Muslims, it seems, are intent on making our religion difficult to believe in. Many converts — who you would think would be foremost in smoothing the way for people — are now found trying to convince everyone they know that the earth is flat, and that an international cabal of Freemasons who control all things have taken it upon themselves to convince all people everywhere that the world is spherical, for unknown reasons.

If the notion that a group of men are omnipotent sounds like shirk — as they rule over our affairs with unchallenged power — it does not occur to our brethren, who have turned the ideas of irrational conspiratorial movements into articles of faith. Friends now hound me to believe as they believe, challenging me to throw away preconceived notions, borne of the scientific endeavours of mankind. These enlightened minds call on us to reject education and scientism — and everything we have learned to date, sneering at university degrees and experimental research — and embrace instead this new fangled faith taught to man via YouTube.

Reject this message at your peril, for it is the new orthodoxy of mystical circles of remembrance, where believers congratulate one another for not believing as the foolish believe, rejoicing in their privileged knowledge that separates them from the ignorant sheep-like masses. Disagree, and all of a sudden, dozens of men and women will pounce on you, like crazed doorstep evangelists, trouncing you with their proofs and evidences. Mention the endeavours of Ibn Hazim, Al-Farghani and Biruni a millennium ago, and they will be thrown back in your face, contorted.

It is depressing. My fellow believers are intent on making our religion impossible to believe in, depositing on top of its core and essence all manner of layers of wonder and conjecture that no reasonable mind would accept. In the process of adopting conspiracy theories as articles of faith, these apparently enlightened believers have stripped our religion of its spiritual message and its emphasis on worshipping and being grateful to God. What is essentially a rational message, has been sidelined by beliefs that have no impact on our day to day lives: vast conspiracies that deprive us of all agency, and prevent us from changing our lives for the better, stand in place of the teachings of messengers sent to guide.

I wish we could get back to that message.
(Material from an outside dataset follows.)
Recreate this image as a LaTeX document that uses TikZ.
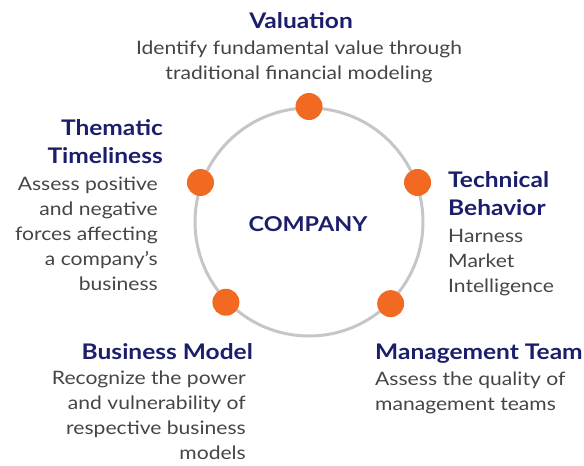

One thought on “Restoration

  1. Indeed, we have made it so hard to believe in that not only are people reluctant to consider it, but many are leaving. Having to look upon the insecurities of a group of people, masquerading as the religion, is not enticing; but you’re not allowed to say so if you’re not an activist. And at some point, you will be accused of being a Zionist interloper or some other weird conspiracy as stream of consciousness.